(Extracted data entries)
=====
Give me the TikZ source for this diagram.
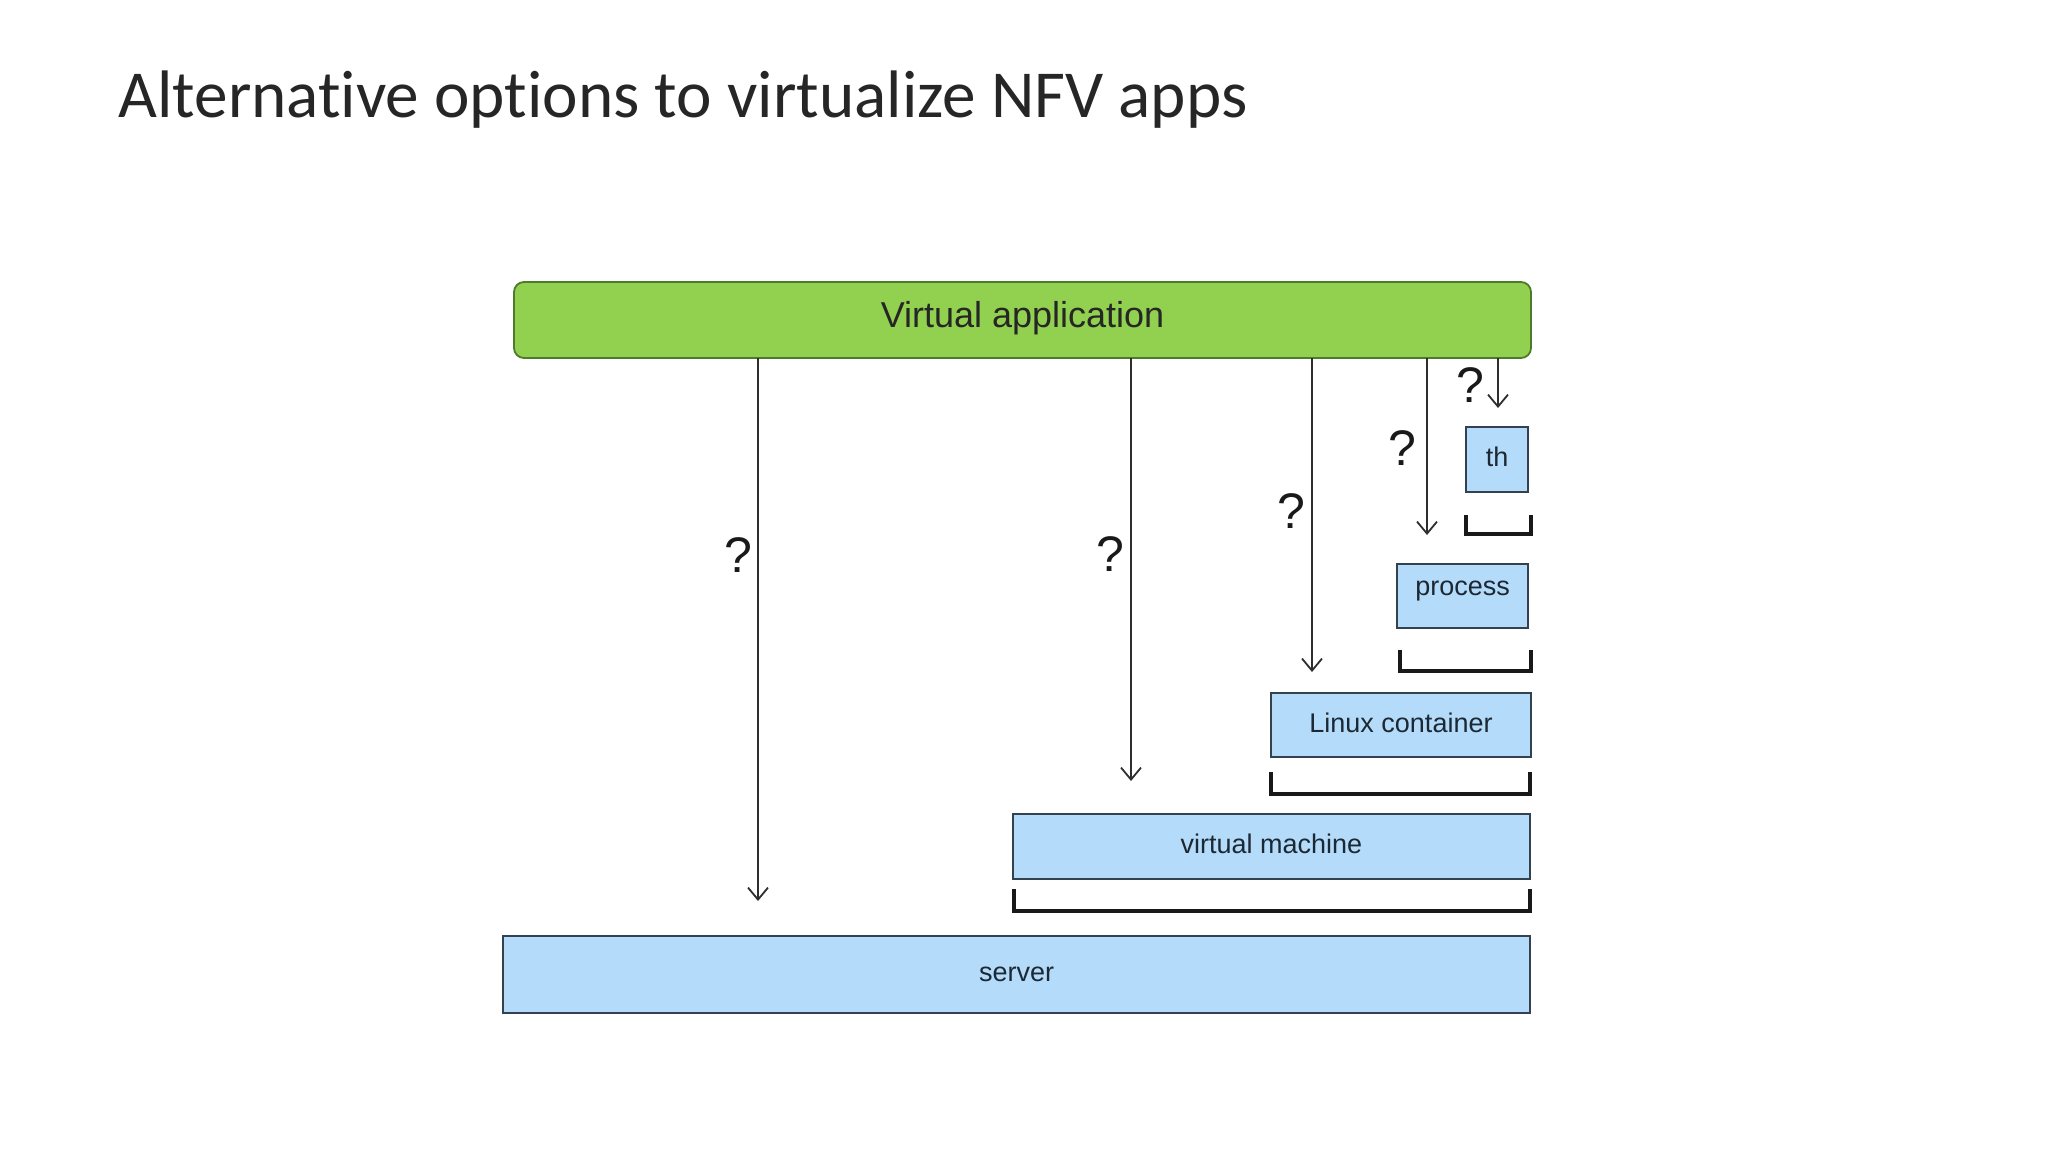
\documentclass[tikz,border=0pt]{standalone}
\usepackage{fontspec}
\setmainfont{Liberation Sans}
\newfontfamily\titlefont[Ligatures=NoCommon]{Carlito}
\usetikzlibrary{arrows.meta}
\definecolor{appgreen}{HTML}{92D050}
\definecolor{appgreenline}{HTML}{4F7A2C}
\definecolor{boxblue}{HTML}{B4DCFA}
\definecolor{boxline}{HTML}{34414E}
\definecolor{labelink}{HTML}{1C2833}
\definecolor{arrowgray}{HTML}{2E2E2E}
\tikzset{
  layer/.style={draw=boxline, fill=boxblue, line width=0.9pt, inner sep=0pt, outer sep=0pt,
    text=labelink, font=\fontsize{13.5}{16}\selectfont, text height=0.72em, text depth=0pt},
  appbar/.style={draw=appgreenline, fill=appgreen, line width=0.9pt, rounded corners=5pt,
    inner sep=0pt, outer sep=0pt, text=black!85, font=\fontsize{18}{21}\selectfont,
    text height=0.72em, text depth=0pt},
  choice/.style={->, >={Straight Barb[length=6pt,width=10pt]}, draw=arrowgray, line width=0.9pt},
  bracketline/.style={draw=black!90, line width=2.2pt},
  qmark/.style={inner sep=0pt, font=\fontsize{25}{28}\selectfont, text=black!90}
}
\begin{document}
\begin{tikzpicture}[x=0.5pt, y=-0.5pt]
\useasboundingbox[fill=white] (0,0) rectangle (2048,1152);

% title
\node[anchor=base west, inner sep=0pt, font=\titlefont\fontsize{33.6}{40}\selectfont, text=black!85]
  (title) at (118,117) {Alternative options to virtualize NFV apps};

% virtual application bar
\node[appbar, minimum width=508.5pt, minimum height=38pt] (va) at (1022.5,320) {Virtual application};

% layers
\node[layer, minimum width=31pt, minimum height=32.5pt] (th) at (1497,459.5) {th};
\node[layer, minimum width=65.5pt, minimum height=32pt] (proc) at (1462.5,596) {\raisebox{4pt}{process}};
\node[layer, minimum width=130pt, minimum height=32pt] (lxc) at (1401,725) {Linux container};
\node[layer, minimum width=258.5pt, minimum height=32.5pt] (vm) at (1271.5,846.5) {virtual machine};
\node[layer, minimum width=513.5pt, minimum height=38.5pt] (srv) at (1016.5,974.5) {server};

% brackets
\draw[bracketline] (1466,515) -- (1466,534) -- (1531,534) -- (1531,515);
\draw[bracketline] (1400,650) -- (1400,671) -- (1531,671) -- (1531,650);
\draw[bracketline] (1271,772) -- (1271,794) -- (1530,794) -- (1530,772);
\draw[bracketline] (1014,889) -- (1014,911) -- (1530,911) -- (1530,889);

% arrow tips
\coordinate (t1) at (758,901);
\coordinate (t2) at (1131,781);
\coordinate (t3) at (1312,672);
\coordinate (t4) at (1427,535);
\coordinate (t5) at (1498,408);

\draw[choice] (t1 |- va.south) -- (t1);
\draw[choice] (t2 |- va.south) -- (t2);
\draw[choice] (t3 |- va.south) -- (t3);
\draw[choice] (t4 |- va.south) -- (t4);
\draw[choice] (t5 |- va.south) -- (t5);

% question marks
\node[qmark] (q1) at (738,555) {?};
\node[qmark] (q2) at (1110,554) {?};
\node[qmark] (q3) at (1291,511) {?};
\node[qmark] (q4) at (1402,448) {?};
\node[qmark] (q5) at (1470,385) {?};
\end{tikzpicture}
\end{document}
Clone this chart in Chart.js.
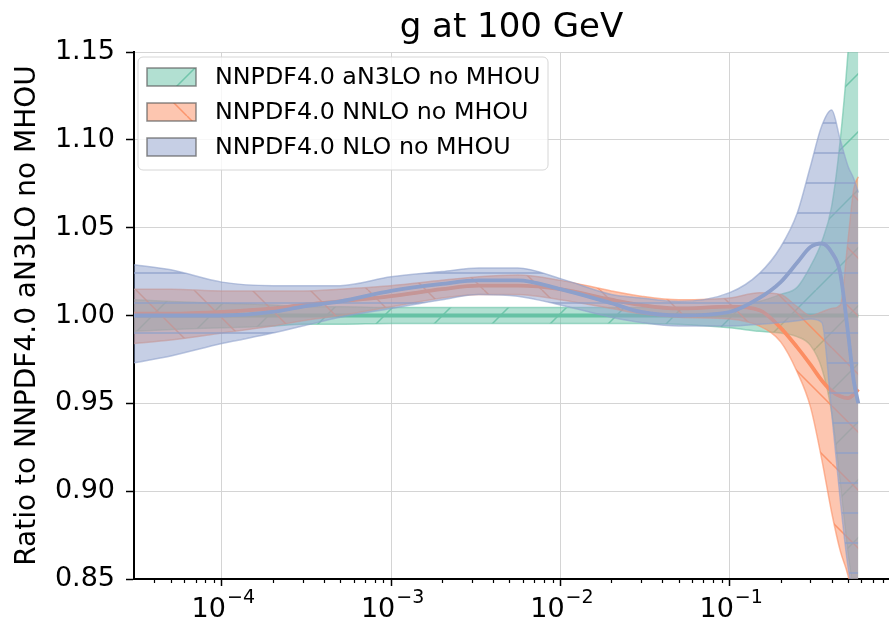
=====
The request =>
Write out the material above once more, exactly as it reads, with no pictures.

Complete output =>
Give me the TikZ source for this diagram.
\documentclass[tikz,border=0pt]{standalone}
\usepackage{fontspec}
\setmainfont{Liberation Sans}
\newfontfamily\titlefont[Ligatures=NoCommon]{Carlito}
\usetikzlibrary{arrows.meta}
\definecolor{appgreen}{HTML}{92D050}
\definecolor{appgreenline}{HTML}{4F7A2C}
\definecolor{boxblue}{HTML}{B4DCFA}
\definecolor{boxline}{HTML}{34414E}
\definecolor{labelink}{HTML}{1C2833}
\definecolor{arrowgray}{HTML}{2E2E2E}
\tikzset{
  layer/.style={draw=boxline, fill=boxblue, line width=0.9pt, inner sep=0pt, outer sep=0pt,
    text=labelink, font=\fontsize{13.5}{16}\selectfont, text height=0.72em, text depth=0pt},
  appbar/.style={draw=appgreenline, fill=appgreen, line width=0.9pt, rounded corners=5pt,
    inner sep=0pt, outer sep=0pt, text=black!85, font=\fontsize{18}{21}\selectfont,
    text height=0.72em, text depth=0pt},
  choice/.style={->, >={Straight Barb[length=6pt,width=10pt]}, draw=arrowgray, line width=0.9pt},
  bracketline/.style={draw=black!90, line width=2.2pt},
  qmark/.style={inner sep=0pt, font=\fontsize{25}{28}\selectfont, text=black!90}
}
\begin{document}
\begin{tikzpicture}[x=0.5pt, y=-0.5pt]
\useasboundingbox[fill=white] (0,0) rectangle (2048,1152);

% title
\node[anchor=base west, inner sep=0pt, font=\titlefont\fontsize{33.6}{40}\selectfont, text=black!85]
  (title) at (118,117) {Alternative options to virtualize NFV apps};

% virtual application bar
\node[appbar, minimum width=508.5pt, minimum height=38pt] (va) at (1022.5,320) {Virtual application};

% layers
\node[layer, minimum width=31pt, minimum height=32.5pt] (th) at (1497,459.5) {th};
\node[layer, minimum width=65.5pt, minimum height=32pt] (proc) at (1462.5,596) {\raisebox{4pt}{process}};
\node[layer, minimum width=130pt, minimum height=32pt] (lxc) at (1401,725) {Linux container};
\node[layer, minimum width=258.5pt, minimum height=32.5pt] (vm) at (1271.5,846.5) {virtual machine};
\node[layer, minimum width=513.5pt, minimum height=38.5pt] (srv) at (1016.5,974.5) {server};

% brackets
\draw[bracketline] (1466,515) -- (1466,534) -- (1531,534) -- (1531,515);
\draw[bracketline] (1400,650) -- (1400,671) -- (1531,671) -- (1531,650);
\draw[bracketline] (1271,772) -- (1271,794) -- (1530,794) -- (1530,772);
\draw[bracketline] (1014,889) -- (1014,911) -- (1530,911) -- (1530,889);

% arrow tips
\coordinate (t1) at (758,901);
\coordinate (t2) at (1131,781);
\coordinate (t3) at (1312,672);
\coordinate (t4) at (1427,535);
\coordinate (t5) at (1498,408);

\draw[choice] (t1 |- va.south) -- (t1);
\draw[choice] (t2 |- va.south) -- (t2);
\draw[choice] (t3 |- va.south) -- (t3);
\draw[choice] (t4 |- va.south) -- (t4);
\draw[choice] (t5 |- va.south) -- (t5);

% question marks
\node[qmark] (q1) at (738,555) {?};
\node[qmark] (q2) at (1110,554) {?};
\node[qmark] (q3) at (1291,511) {?};
\node[qmark] (q4) at (1402,448) {?};
\node[qmark] (q5) at (1470,385) {?};
\end{tikzpicture}
\end{document}
Clone this chart in Chart.js.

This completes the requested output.